Solution companies breaking boundaries

The solution companies within team Solutions' portfolios have had a strong start to the year 2023. Along with solid quarterly results ticking in through January and February, some notable breakthroughs have happened.

By  Sunniva Bratt Slette, Portfolio Manager

Vestas Wind Systems, the Danish wind pioneer found in the Storebrand Global Solutions fund, has unveiled a breakthrough in wind turbine blade recycling. As a previous Solutions Spotlight article from 2021 described, Vestas took the initiative to a global coalition focused on recycling turbine blades. Now the work has yielded results.

A press release from February describes how the coalition has developed new chemical technology that eliminates the need to redesign blades or dispose of blades to landfills after the end of life . Instead, the epoxy resin material which has previously been the key headache to recycle, will be broken down to useable parts. The material holds such high quality that it can be re-used in new wind turbine blades. 

Uponor, a Finnish company in the Storebrand Smart Cities fund, has also released breaking news. Together with three partners, Uponor released news of the world's first recycled cross-linked polyethylene (PEX) water pipes made on chemically recycled PEX waste. Uponor has also created the world's first bio-based water pipes, which leads to a 90 percent reduced carbon footprint compared to fossil-based pipes. 

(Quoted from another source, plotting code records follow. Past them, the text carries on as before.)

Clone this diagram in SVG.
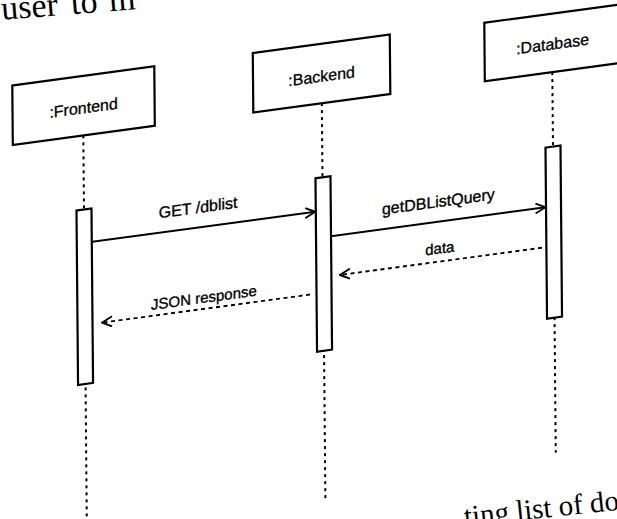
<svg xmlns="http://www.w3.org/2000/svg" width="617" height="519" viewBox="0 0 617 519">
  <defs>
    <style>
      .box { fill: #fff; stroke: #000; stroke-width: 2.2; }
      .bar { fill: #fff; stroke: #000; stroke-width: 2.2; }
      .life { fill: none; stroke: #000; stroke-width: 2; stroke-dasharray: 3 4; }
      .msg { fill: none; stroke: #000; stroke-width: 2; }
      .ret { fill: none; stroke: #000; stroke-width: 1.9; stroke-dasharray: 4 3.5; }
      .name { font-family: "Liberation Sans", Arial, sans-serif; font-size: 16px; text-anchor: middle; fill: #000; stroke: #000; stroke-width: 0.3; }
      .lbl { font-family: "Liberation Sans", Arial, sans-serif; font-size: 16px; text-anchor: middle; fill: #000; stroke: #000; stroke-width: 0.35; }
      .lbl-s { font-family: "Liberation Sans", Arial, sans-serif; font-size: 15px; text-anchor: middle; fill: #000; stroke: #000; stroke-width: 0.35; }
      .page { font-family: "Liberation Serif", "Times New Roman", serif; fill: #000; }
    </style>
    <marker id="open" viewBox="0 0 12 12" refX="11" refY="6" markerWidth="12" markerHeight="12" markerUnits="userSpaceOnUse" orient="auto">
      <path d="M1,1 L11,6 L1,11" fill="none" stroke="#000" stroke-width="1.9"/>
    </marker>
  </defs>

  <rect width="617" height="519" fill="#fff"/>

  <!-- surrounding page text -->
  <text class="page" font-size="34" transform="rotate(-4.6 0 20)"><tspan x="2" y="20">user</tspan><tspan x="72" y="20">to</tspan><tspan x="110" y="20">m</tspan></text>
  <text class="page" font-size="29" x="465" y="526" transform="rotate(-6 465 526)">ting list of docu</text>

  <!-- the page is slightly tilted: lay everything out flat, then skew -->
  <g transform="matrix(1,-0.135,0.009,1,0,0)">
    <g id="frontend">
      <line class="life" x1="82" y1="146.5" x2="82" y2="570"/>
      <rect class="box" x="11.5" y="87" width="142" height="59.5"/>
      <text class="name" x="82.5" y="124.5">:Frontend</text>
      <rect class="bar" x="74.5" y="220.5" width="15" height="174.5"/>
    </g>

    <g id="backend">
      <line class="life" x1="320.5" y1="146.5" x2="320.5" y2="543"/>
      <rect class="box" x="252" y="87" width="137" height="59.5"/>
      <text class="name" x="320.5" y="125">:Backend</text>
      <rect class="bar" x="313.5" y="220.5" width="15" height="173.5"/>
    </g>

    <g id="database">
      <line class="life" x1="551" y1="146.5" x2="551" y2="527"/>
      <rect class="box" x="483.5" y="88" width="142" height="58.5"/>
      <text class="name" x="551.5" y="124">:Database</text>
      <rect class="bar" x="543.5" y="221" width="15" height="171"/>
    </g>

    <g id="messages">
      <path class="msg" d="M90,254 L313,254" marker-end="url(#open)"/>
      <text class="lbl" x="196" y="239.5">GET /dblist</text>

      <path class="msg" d="M328.5,280.5 L543,280.5" marker-end="url(#open)"/>
      <text class="lbl" x="436" y="266">getDBListQuery</text>

      <path class="ret" d="M539,320.5 L337,320.5" marker-end="url(#open)"/>
      <text class="lbl-s" x="437" y="312.5">data</text>

      <path class="ret" d="M307,336 L99,336" marker-end="url(#open)"/>
      <text class="lbl-s" x="201" y="330">JSON response</text>
    </g>
  </g>
</svg>
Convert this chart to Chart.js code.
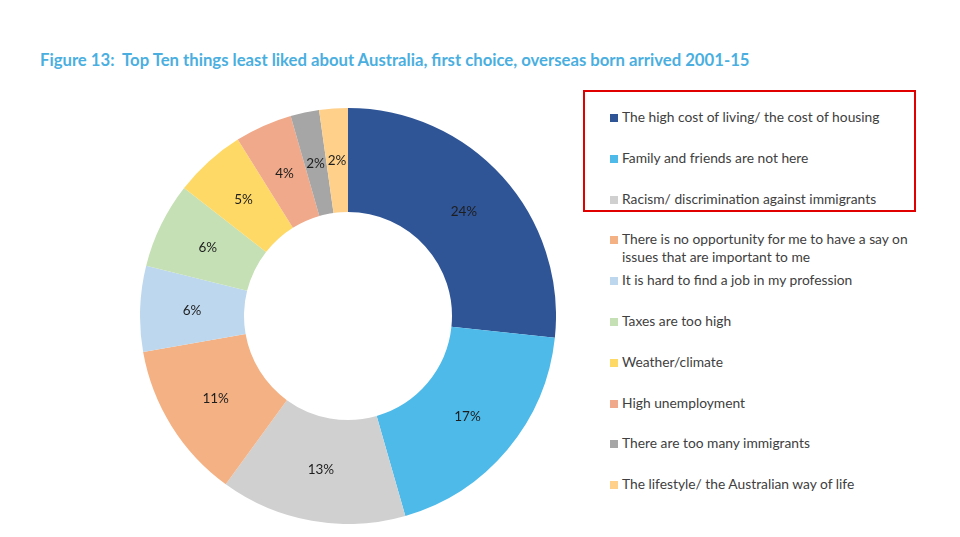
<!DOCTYPE html>
<html>
<head>
<meta charset="utf-8">
<script src="https://cdn.jsdelivr.net/npm/chart.js@4"></script>
<style>
    body { margin: 0; width: 960px; height: 537px; background: #fff; position: relative; overflow: hidden; font-family: Lato, "Open Sans", sans-serif; }
    .title { position: absolute; left: 40px; top: 50px; font-size: 16.7px; font-weight: bold; color: #4aafe0; white-space: pre; }
    .chart-box { position: absolute; left: 140px; top: 108px; width: 416px; height: 416px; }
    .highlight { position: absolute; left: 583px; top: 90px; width: 329px; height: 118px; border: 2px solid #e00000; }
    .legend { position: absolute; left: 610px; top: 108px; width: 320px; }
    .legend-item { position: relative; height: 40.8px; font-size: 13.8px; color: #404040; line-height: 18px; }
    .legend-item .swatch { position: absolute; left: 0; top: 6px; width: 8px; height: 8px; }
    .legend-item .text { position: absolute; left: 12px; top: 0; width: 300px; }
</style>
</head>
<body>
<div class="title">Figure 13:  Top Ten things least liked about Australia, first choice, overseas born arrived 2001-15</div>
<div class="highlight"></div>
<div class="chart-box"><canvas id="donut"></canvas></div>
<div class="legend" id="legend"></div>

<script>
const categories = [
    'The high cost of living/ the cost of housing',
    'Family and friends are not here',
    'Racism/ discrimination against immigrants',
    'There is no opportunity for me to have a say on issues that are important to me',
    'It is hard to find a job in my profession',
    'Taxes are too high',
    'Weather/climate',
    'High unemployment',
    'There are too many immigrants',
    'The lifestyle/ the Australian way of life'
];
const shares = [24, 17, 13, 11, 6, 6, 5, 4, 2, 2];
const sliceColors = ['#2f5597', '#4dbaea', '#d0d0d0', '#f4b183', '#bdd7ee', '#c5e0b4', '#ffd966', '#f0a98a', '#a6a6a6', '#ffd08a'];

// Percent labels drawn in the middle of each ring segment
const sliceLabels = {
    id: 'sliceLabels',
    afterDatasetsDraw(chart) {
        const ctx = chart.ctx;
        const meta = chart.getDatasetMeta(0);
        ctx.save();
        ctx.font = '13.5px Lato, "Open Sans", sans-serif';
        ctx.fillStyle = '#1e1e1e';
        ctx.textAlign = 'center';
        ctx.textBaseline = 'middle';
        meta.data.forEach((arc, i) => {
            const pos = arc.tooltipPosition();
            ctx.fillText(shares[i] + '%', pos.x, pos.y);
        });
        ctx.restore();
    }
};

const chart = new Chart(document.getElementById('donut'), {
    type: 'doughnut',
    data: {
        labels: categories,
        datasets: [{
            data: shares,
            backgroundColor: sliceColors,
            borderWidth: 0
        }]
    },
    options: {
        responsive: true,
        maintainAspectRatio: false,
        animation: false,
        cutout: '50%',
        layout: { padding: 0 },
        plugins: {
            legend: { display: false },
            tooltip: { enabled: false }
        }
    },
    plugins: [sliceLabels]
});

// Build the legend from the chart's own label items
const legendEl = document.getElementById('legend');
chart.options.plugins.legend.labels.generateLabels(chart).forEach(item => {
    const row = document.createElement('div');
    row.className = 'legend-item';
    const swatch = document.createElement('span');
    swatch.className = 'swatch';
    swatch.style.background = item.fillStyle;
    const text = document.createElement('span');
    text.className = 'text';
    text.textContent = item.text;
    row.appendChild(swatch);
    row.appendChild(text);
    legendEl.appendChild(row);
});
</script>
</body>
</html>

Nippon Telegraph and Telecom (NTT), a Japanese holding company in Storebrand Smart Cities, published the world's first optical computing artificial intelligence (AI) algorithm inspired by the human brain  in a scientific journal. In collaboration with the University of Tokyo, NTT has developed a learning algorithm that uses analogue operations, rather than digital ones, to process multi-layered artificial neural networks. This approach results in significant reductions to the energy consumption and runtime of AI computations.

Nature's brilliance of constructing a brain using minimal energy makes this a fascinating case of biomimicry: humans mimicking a process developed by nature by evolution over thousands and millions of years.